Aujourd’hui, les ressortissants béninois sont confrontés à d’énormes difficultés dans plusieurs pays du monde. La plus récurrente est liée au renouvellement de leurs passeports et autres documents de séjour. Notre source au ministère des affaires étrangères raconte que « tous les Béninois résidant dans les pays d’Afrique australe sont contraints de revenir à Cotonou pour renouveler leurs passeports ». Dans le même temps, ceux des pays européens tels que l’Allemagne, la Belgique, le Danemark, la Suisse et autres sont désormais obligés de se rendre à Paris pour le renouvellement de leurs documents de voyage. En dehors de cela, « depuis qu’on a fermé notre ambassade en Afrique du Sud, les Béninois qui vivent dans ce pays sont victimes de tracasseries policières et sont harcelés au quotidien par la police sud-africaine, sans avoir quelqu’un à qui se plaindre ».

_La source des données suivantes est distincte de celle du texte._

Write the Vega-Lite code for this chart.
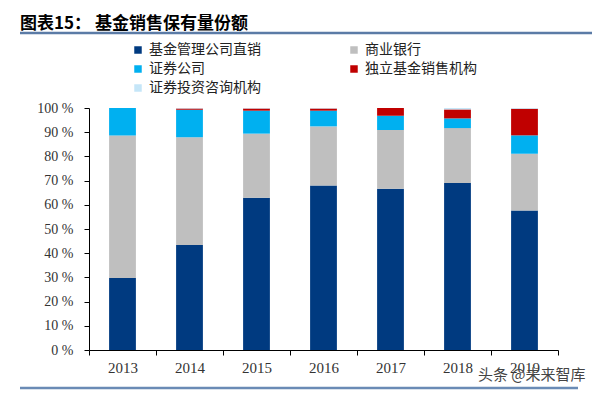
{
  "$schema": "https://vega.github.io/schema/vega-lite/v6.json",
  "width": 469,
  "height": 242,
  "autosize": "none",
  "padding": {"left": 89, "top": 108, "right": 42, "bottom": 43},
  "background": "white",
  "config": {"view": {"stroke": null}},
  "title": {
    "text": "图表15：  基金销售保有量份额",
    "anchor": "start",
    "frame": "group",
    "dx": -69,
    "dy": 11,
    "font": "Noto Sans CJK SC",
    "fontSize": 17,
    "fontWeight": "bold",
    "color": "#000000",
    "offset": 10
  },
  "layer": [
    {
      "data": {
        "values": [
          {"year": "2013", "type": "基金管理公司直销", "k": 1, "v": 29.8},
          {"year": "2013", "type": "商业银行", "k": 2, "v": 58.8},
          {"year": "2013", "type": "证券公司", "k": 3, "v": 11.4},
          {"year": "2013", "type": "独立基金销售机构", "k": 4, "v": 0},
          {"year": "2013", "type": "证券投资咨询机构", "k": 5, "v": 0},
          {"year": "2014", "type": "基金管理公司直销", "k": 1, "v": 43.4},
          {"year": "2014", "type": "商业银行", "k": 2, "v": 44.5},
          {"year": "2014", "type": "证券公司", "k": 3, "v": 11.4},
          {"year": "2014", "type": "独立基金销售机构", "k": 4, "v": 0.5},
          {"year": "2014", "type": "证券投资咨询机构", "k": 5, "v": 0.2},
          {"year": "2015", "type": "基金管理公司直销", "k": 1, "v": 62.9},
          {"year": "2015", "type": "商业银行", "k": 2, "v": 26.5},
          {"year": "2015", "type": "证券公司", "k": 3, "v": 9.5},
          {"year": "2015", "type": "独立基金销售机构", "k": 4, "v": 0.9},
          {"year": "2015", "type": "证券投资咨询机构", "k": 5, "v": 0.2},
          {"year": "2016", "type": "基金管理公司直销", "k": 1, "v": 68.0},
          {"year": "2016", "type": "商业银行", "k": 2, "v": 24.4},
          {"year": "2016", "type": "证券公司", "k": 3, "v": 6.5},
          {"year": "2016", "type": "独立基金销售机构", "k": 4, "v": 0.9},
          {"year": "2016", "type": "证券投资咨询机构", "k": 5, "v": 0.2},
          {"year": "2017", "type": "基金管理公司直销", "k": 1, "v": 66.6},
          {"year": "2017", "type": "商业银行", "k": 2, "v": 24.3},
          {"year": "2017", "type": "证券公司", "k": 3, "v": 5.9},
          {"year": "2017", "type": "独立基金销售机构", "k": 4, "v": 3.2},
          {"year": "2017", "type": "证券投资咨询机构", "k": 5, "v": 0},
          {"year": "2018", "type": "基金管理公司直销", "k": 1, "v": 69.0},
          {"year": "2018", "type": "商业银行", "k": 2, "v": 22.7},
          {"year": "2018", "type": "证券公司", "k": 3, "v": 4.0},
          {"year": "2018", "type": "独立基金销售机构", "k": 4, "v": 3.7},
          {"year": "2018", "type": "证券投资咨询机构", "k": 5, "v": 0.6},
          {"year": "2019", "type": "基金管理公司直销", "k": 1, "v": 57.6},
          {"year": "2019", "type": "商业银行", "k": 2, "v": 23.5},
          {"year": "2019", "type": "证券公司", "k": 3, "v": 7.6},
          {"year": "2019", "type": "独立基金销售机构", "k": 4, "v": 11.0},
          {"year": "2019", "type": "证券投资咨询机构", "k": 5, "v": 0.3}
        ]
      },
      "mark": {"type": "bar", "width": {"band": 0.4}},
      "encoding": {
        "x": {
          "field": "year",
          "type": "ordinal",
          "scale": {"paddingInner": 0, "paddingOuter": 0},
          "axis": {
            "title": null,
            "labelAngle": 0,
            "tickBand": "extent",
            "tickSize": 5,
            "labelPadding": 5,
            "domainColor": "#000000",
            "tickColor": "#000000",
            "labelFont": "Liberation Serif",
            "labelFontSize": 15,
            "labelColor": "#333333"
          }
        },
        "y": {
          "field": "v",
          "type": "quantitative",
          "stack": "zero",
          "scale": {"domain": [0, 100], "nice": false},
          "axis": {
            "title": null,
            "values": [0, 10, 20, 30, 40, 50, 60, 70, 80, 90, 100],
            "labelExpr": "datum.value + ' %'",
            "grid": false,
            "tickSize": 5,
            "labelPadding": 11,
            "domainColor": "#000000",
            "tickColor": "#000000",
            "labelFont": "Liberation Serif",
            "labelFontSize": 14,
            "labelColor": "#333333"
          }
        },
        "color": {
          "field": "type",
          "type": "nominal",
          "scale": {
            "domain": ["基金管理公司直销", "商业银行", "证券公司", "独立基金销售机构", "证券投资咨询机构"],
            "range": ["#003A80", "#BFBFBF", "#00B0F0", "#C00000", "#C5E6F8"]
          },
          "legend": {
            "title": null,
            "orient": "none",
            "legendX": 42,
            "legendY": -65,
            "columns": 2,
            "direction": "horizontal",
            "columnPadding": 86,
            "rowPadding": 5,
            "symbolType": "square",
            "symbolSize": 56,
            "symbolStrokeWidth": 0,
            "labelFont": "Noto Sans CJK SC",
            "labelFontSize": 14,
            "labelColor": "#222222",
            "labelOffset": 4
          }
        },
        "order": {"field": "k", "sort": "ascending"}
      }
    },
    {
      "data": {"values": [{}]},
      "mark": {"type": "rule", "color": "#5B7BA6", "strokeWidth": 2.5},
      "encoding": {"x": {"value": -69}, "x2": {"value": 503}, "y": {"value": -75}}
    },
    {
      "data": {"values": [{}]},
      "mark": {"type": "rule", "color": "#6A8BB5", "strokeWidth": 2.5},
      "encoding": {"x": {"value": -69}, "x2": {"value": 489}, "y": {"value": 280}}
    },
    {
      "data": {"values": [{"t": "头条 @未来智库"}]},
      "mark": {"type": "text", "font": "Noto Sans CJK SC", "fontSize": 15, "color": "#444444", "align": "left", "baseline": "middle"},
      "encoding": {"text": {"field": "t"}, "x": {"value": 389}, "y": {"value": 267}}
    }
  ]
}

Quid des arguments économiques ?

En ce qui concerne l’argument principal avancé pour justifier la fermeture de ces ambassades, il n’en est rien. Selon nos investigations, la fermeture des ambassades a coûté encore plus cher au pays. En effet, les pays dans lesquels les missions diplomatiques sont fermées sont des États dans lesquels le Bénin a acquis sur fond propre les immeubles abritant ces Ambassades. C’est le cas par exemple du Canada, du Danemark, de la Belgique, du Niamey, de la Côte d’ivoire et de l’Afrique du sud. C’est-à-dire que le pays ne paye plus de loyer des appartements et immeubles qui abritent ses postes diplomatiques. Ayant perdu leur immunité suite à la fermeture, l’État béninois est désormais contraint de payer les impôts pour ces bâtiments. Selon nos investigations les avis d’impôts étaient gérés par le ministre des affaires étrangères du pays d’accueil. Il convient de relever que le trésor public continue de déployer de gros moyens pour supporter les charges financières liées à l’entretien des bâtiments notamment l’électricité, l’eau pour les jardins ainsi que le gardiennage.

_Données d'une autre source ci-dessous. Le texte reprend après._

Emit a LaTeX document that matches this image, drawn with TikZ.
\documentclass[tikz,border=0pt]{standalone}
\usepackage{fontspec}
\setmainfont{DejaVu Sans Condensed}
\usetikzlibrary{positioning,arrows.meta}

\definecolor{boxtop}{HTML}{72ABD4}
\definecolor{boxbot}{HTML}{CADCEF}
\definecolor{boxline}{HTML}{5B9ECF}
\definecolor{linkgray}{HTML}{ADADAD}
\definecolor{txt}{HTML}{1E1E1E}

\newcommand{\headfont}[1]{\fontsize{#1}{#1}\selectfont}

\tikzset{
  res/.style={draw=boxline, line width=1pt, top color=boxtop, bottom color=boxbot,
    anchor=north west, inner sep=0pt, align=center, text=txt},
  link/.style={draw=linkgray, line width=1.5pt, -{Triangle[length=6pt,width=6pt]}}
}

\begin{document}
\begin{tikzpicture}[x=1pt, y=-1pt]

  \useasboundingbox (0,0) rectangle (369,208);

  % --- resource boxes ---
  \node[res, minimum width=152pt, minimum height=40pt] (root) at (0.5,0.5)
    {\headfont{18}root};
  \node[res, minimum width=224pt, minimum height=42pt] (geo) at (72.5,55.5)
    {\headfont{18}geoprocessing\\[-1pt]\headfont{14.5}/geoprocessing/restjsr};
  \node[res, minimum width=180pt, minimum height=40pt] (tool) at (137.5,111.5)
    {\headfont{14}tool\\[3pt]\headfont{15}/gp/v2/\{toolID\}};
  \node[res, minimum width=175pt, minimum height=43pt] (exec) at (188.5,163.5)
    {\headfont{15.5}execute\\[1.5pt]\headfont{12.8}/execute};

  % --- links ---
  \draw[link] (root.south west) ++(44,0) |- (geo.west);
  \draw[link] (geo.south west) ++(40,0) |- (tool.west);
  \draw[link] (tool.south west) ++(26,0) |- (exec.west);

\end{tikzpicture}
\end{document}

Le mobilier et les véhicules ont été quant à eux ramenés à Cotonou et vendus aux enchères. Mais comme on pouvait s’y attendre, cette vente s’est faite entre copains et a permis aux amis du ministre de se partager les articles à vils prix. L’argument qui a milité en faveur de la vente de certains véhicules serait l’incompatibilité de leur système mécanique avec le code routier béninois (volant à droite). C’est d’ailleurs cet argument qui a favorisé la vente totale du parc automobile de Pretoria. “Pourquoi ramener ces véhicules à Cotonou au frais du contribuable, les immatriculer et enfin les brader ? Alors qu’on pouvait les vendre sur place aux justes prix ?” S’interroge un cadre

« Si on voulait vraiment réduire les dépenses liées au fonctionnement de nos missions diplomatiques pourquoi avoir laissé ouverte l’ambassade du Bénin au Qatar où nous sommes en location ?», s’interroge un haut diplomate en service au sein du ministère. Y a-t-il plus de béninois à Moscou qu’en Allemagne ? Et si nous considérons l’apport de chaque état en termes d’aide publique au développement, Berlin pèse moins que Moscou ? Le Maroc est un partenaire fiable plus l’Union européenne, la Belgique, l’Afrique du sud ?

Au lieu de résoudre le problème soulevé, le gouvernement du président Talon n’a fait qu’aggraver la situation de la diplomatie béninoise à en croire les différents cadres du ministère des affaires étrangères que nous avons approchés. Ces derniers martèlent mordicus dans un premier temps que, cette réforme a complètement isolé le Bénin sur la carte diplomatique mondiale et dans un second temps, créer des dépenses supplémentaires au contribuable.